Tuesday, June 16, 2009

Only one more week!!!!


I surprisingly get to go to the Passionate Pursuit Conference as well, in Atlanta :D

Sunday, June 7, 2009

I just can't wait

I am going on a missions trip to Romania, and I just can't wait. I will be working with a camp there that is associated with BHOP and IHOP-AC. I am so excited that I have constantly been looking up information about the country and it's history. I am amazed at what these people have been through.

This guy named, Nicolae Ceausescu, became president of Romania and made it a Communist country. He kind of reminds me of Nero a little bit because in 1974 he started this "systematisation" process and basically that was completely destroying Romania so he can rebuild it all in his own style. Thankfully, he was overthrown like twenty years ago.
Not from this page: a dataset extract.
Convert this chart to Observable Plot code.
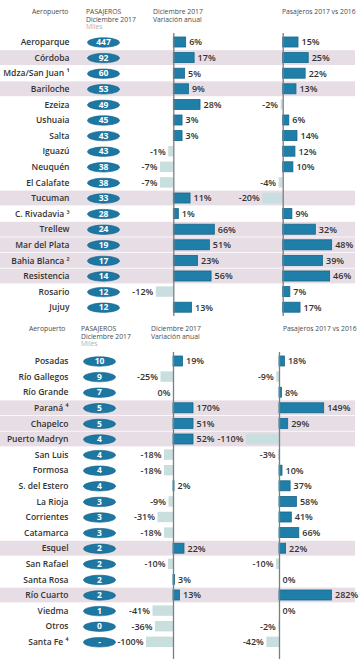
<!DOCTYPE html>
<html><head><meta charset="utf-8">
<script src="https://cdn.jsdelivr.net/npm/d3@7"></script>
<script src="https://cdn.jsdelivr.net/npm/@observablehq/plot@0.6"></script>
<style>
body{margin:0;background:#fff;font-family:"Open Sans",sans-serif;}
#chart{position:relative;width:360px;height:659px;overflow:hidden;background:#fff;}
.hdr{position:absolute;font-size:6.8px;line-height:7.6px;color:#4a4a4a;white-space:nowrap;}
.hdr .miles{color:#b3b3b3;}
</style></head><body><div id="chart"></div>
<script>
// ---- Data ----
const topNames = ["Aeroparque","Córdoba","Mdza/San Juan ¹","Bariloche","Ezeiza","Ushuaia","Salta","Iguazú","Neuquén","El Calafate","Tucuman","C. Rivadavia ³","Trellew","Mar del Plata","Bahia Blanca ²","Resistencia","Rosario","Jujuy"];
const topPax = ["447","92","60","53","49","45","43","43","38","38","33","28","24","19","17","14","12","12"];
const topVarDic = [6,17,5,9,28,3,3,-1,-7,-7,11,1,66,51,23,56,-12,13];
const topVarYear = [15,25,22,13,-2,6,14,12,10,-4,-20,9,32,48,39,46,7,17];
const topHighlight = ["Córdoba","Bariloche","Tucuman","Trellew","Mar del Plata","Bahia Blanca ²","Resistencia"];

const botNames = ["Posadas","Río Gallegos","Río Grande","Paraná ⁴","Chapelco","Puerto Madryn","San Luis","Formosa","S. del Estero","La Rioja","Corrientes","Catamarca","Esquel","San Rafael","Santa Rosa","Río Cuarto","Viedma","Otros","Santa Fe ⁴"];
const botPax = ["10","9","7","5","5","4","4","4","4","3","3","3","2","2","2","2","1","0","-"];
const botVarDic = [19,-25,0,170,51,52,-18,-18,2,-9,-31,-18,22,-10,3,13,-41,-36,-100];
const botVarYear = [18,-9,8,149,29,-110,-3,10,37,58,41,66,22,-10,0,282,0,-2,-42];
const botHighlight = ["Paraná ⁴","Chapelco","Puerto Madryn","Esquel","Río Cuarto"];

const headerAirport = "Aeropuerto";
const headerPax = ["PASAJEROS","Diciembre 2017"];
const headerUnit = "Miles";
const headerMid = ["Diciembre 2017","Variación anual"];
const headerRight = "Pasajeros 2017 vs 2016";

// ---- Styling ----
const FONT = '"Open Sans", sans-serif';
const BLUE = "#1f7fa8", BLUE_DARK = "#16678c", GREY = "#c8dedf", PINK = "#e7dde5";
const PILL = "#1c77a2", TEXT = "#333333", RULE = "#7d7d7d";

const chart = document.getElementById("chart");

const ellipse = {
  draw(ctx) {
    const rx = 16, ry = 4.7, k = 0.5523;
    ctx.moveTo(-rx, 0);
    ctx.bezierCurveTo(-rx, -ry * k, -rx * k, -ry, 0, -ry);
    ctx.bezierCurveTo(rx * k, -ry, rx, -ry * k, rx, 0);
    ctx.bezierCurveTo(rx, ry * k, rx * k, ry, 0, ry);
    ctx.bezierCurveTo(-rx * k, ry, -rx, ry * k, -rx, 0);
    ctx.closePath();
  }
};

function layer(cfg, marks, opts = {}) {
  const svg = Plot.plot({
    width: 360, height: cfg.height,
    marginTop: cfg.marginTop, marginBottom: cfg.marginBottom,
    marginLeft: opts.left ?? 0, marginRight: opts.right ?? 0,
    x: opts.x ? {...opts.x, axis: null} : {axis: null},
    y: {type: "band", domain: cfg.names, padding: 0, round: false, axis: null},
    style: {background: "transparent", overflow: "visible", fontFamily: FONT},
    marks
  });
  svg.style.position = "absolute";
  svg.style.left = "0px";
  svg.style.top = cfg.top + "px";
  chart.append(svg);
}

function barsFor(rows, key, zeroLeft, cfg) {
  const pos = zeroLeft ? (d => d[key] > 0) : (d => d[key] >= 0);
  const neg = d => !pos(d);
  return [
    Plot.barX(rows, {filter: pos, x1: 0, x2: key, y: "name", fill: BLUE, stroke: BLUE_DARK, strokeWidth: 0.8, insetTop: 2.8, insetBottom: 2.8}),
    Plot.barX(rows, {filter: neg, x1: 0, x2: key, y: "name", fill: GREY, insetTop: 2.6, insetBottom: 2.6}),
    Plot.ruleX([0], {stroke: RULE, strokeWidth: 1.3, insetTop: -1.2, insetBottom: cfg.ruleExt}),
    Plot.text(rows, {filter: pos, x: key, y: "name", text: d => d[key] + "%", textAnchor: "start", dx: 3, fill: TEXT, fontSize: 9, fontWeight: 600}),
    Plot.text(rows, {filter: neg, x: key, y: "name", text: d => d[key] + "%", textAnchor: "end", dx: -3, fill: TEXT, fontSize: 9, fontWeight: 600})
  ];
}

function header(top, left, lines, unit) {
  const div = document.createElement("div");
  div.className = "hdr";
  div.style.top = top + "px";
  div.style.left = left + "px";
  div.innerHTML = lines.map(s => `<div>${s}</div>`).join("") + (unit ? `<div class="miles">${unit}</div>` : "");
  chart.append(div);
}

function panel(cfg) {
  const rows = cfg.names.map((name, i) => ({name, pax: cfg.pax[i], dic: cfg.dic[i], year: cfg.year[i]}));
  const hl = new Set(cfg.highlight);
  // background bands
  layer(cfg, [
    Plot.barX(rows, {filter: d => hl.has(d.name), x1: 0, x2: 1, y: "name", fill: PINK, insetTop: 0.4, insetBottom: 0.4})
  ], {x: {domain: [0, 1]}, right: 5});
  // names
  layer(cfg, [
    Plot.text(rows, {y: "name", text: "name", frameAnchor: "right", textAnchor: "end", fill: TEXT, fontSize: 8.5, fontWeight: 600})
  ], {right: 360 - cfg.nameRight});
  // pills
  layer(cfg, [
    Plot.dot(rows, {y: "name", symbol: ellipse, fill: PILL, stroke: "#145f85", strokeWidth: 0.6}),
    Plot.text(rows, {y: "name", text: "pax", fill: "white", fontSize: 8.5, fontWeight: 700})
  ], {right: 360 - 2 * cfg.pillCenter});
  // month variation
  layer(cfg, barsFor(rows, "dic", true, cfg), {x: cfg.midX});
  // yearly variation
  layer(cfg, barsFor(rows, "year", false, cfg), {x: cfg.rightX});
  // headers
  header(cfg.hdrTop, cfg.hdrAirport, [headerAirport]);
  header(cfg.hdrTop, cfg.hdrPax, headerPax, headerUnit);
  header(cfg.hdrTop, cfg.hdrMid, headerMid);
  header(cfg.hdrTop, cfg.hdrRight, [headerRight]);
}

panel({
  names: topNames, pax: topPax, dic: topVarDic, year: topVarYear, highlight: topHighlight,
  top: 0, height: 316, marginTop: 34.2, marginBottom: 1, ruleExt: -1,
  nameRight: 69, pillCenter: 103,
  midX: {type: "sqrt", domain: [-16, 100], range: [153.1, 223.8]},
  rightX: {type: "linear", domain: [-25, 70], range: [257.2, 354.1]},
  hdrTop: 8, hdrAirport: 32, hdrPax: 86, hdrMid: 153, hdrRight: 282
});

panel({
  names: botNames, pax: botPax, dic: botVarDic, year: botVarYear, highlight: botHighlight,
  top: 318, height: 341, marginTop: 35.2, marginBottom: 9.4, ruleExt: -10,
  nameRight: 68, pillCenter: 99,
  midX: {type: "linear", domain: [-54, 40], range: [146, 193], clamp: true},
  rightX: {type: "linear", domain: [-110, 175], range: [246, 331.5], clamp: true},
  hdrTop: 325, hdrAirport: 29, hdrPax: 81, hdrMid: 151, hdrRight: 283
});
</script></body></html>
Communism has left it's mark on alot of the older generation though.






They have real gypsies there. Alot of them travel in wagons going from town to town stealing things from the flats or apartments. Some of them adopt land that was left abandoned due to lack of expenses, until they are taken off by the government. Some of them will trick you right beneath your nose. All the people I ask about gypsies too say they are easily identifiable. That You will know a gypsy when you see one. Here is a picture I found online. I can't wait to take my own :D



I still have alot to learn about Romania. It's too bad I can't speak the language. I will be over there for twenty days so hopefully I will pick up on a few words. I can't wait!!!!








Tuesday, June 2, 2009

I will be thankful


It's been awhile since I wrote on here...sorry folks!
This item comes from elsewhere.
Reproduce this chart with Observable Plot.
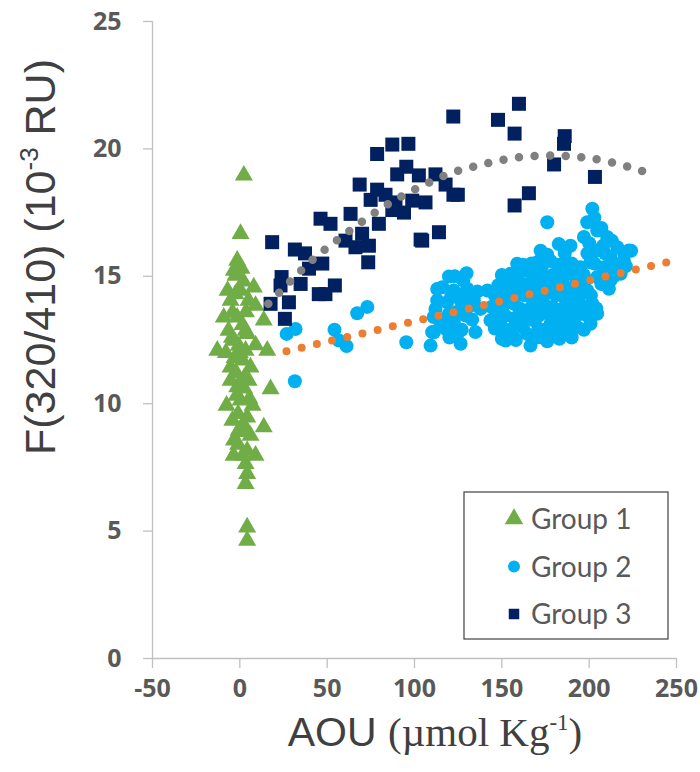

I went back to Georgia for a wedding and some graduations this past week. I haven't felt that alone in so long. These people that I got to see are wonderful, I love them all so much. We had a pleasant reunion, but amidst all the "I miss you!'s" and "how have you been?" "what have you been up to?'s" I still felt a loneliness. Not in the sense that I felt companionless, but in the sense that I now stand apart. I am not apart of what they are apart of anymore, and they don't agree with what I am standing up for. I stood in a room full of people that I once felt a kindredness with and felt lonely.

I know this move is where the Lord wants me. I know that my loneliness will only serve to make me rely more on Him and His love. So I am truly thankful. As I see my friends graduating and getting ready for the next step, as I see my friends getting married and having babies I will be grateful for where the Lord has me. I know my calling isn't normal. I know I stand alone. but it is in this solitude that the Lord has made His presence known, so I will be thankful.

I have chosen to be apart of the prayer movement here in North Carolina. I am slowly and sometimes painfully being transformed. Nothing compares to one day in the presence of the Lord. I choose to give it all up for the sake of knowing Him in a greater way. He is worth it. In Him I have found my rest, my song, my hiding place. I will be thankful as the Lord sets me apart. He is Holy, and so I desire to be Holy!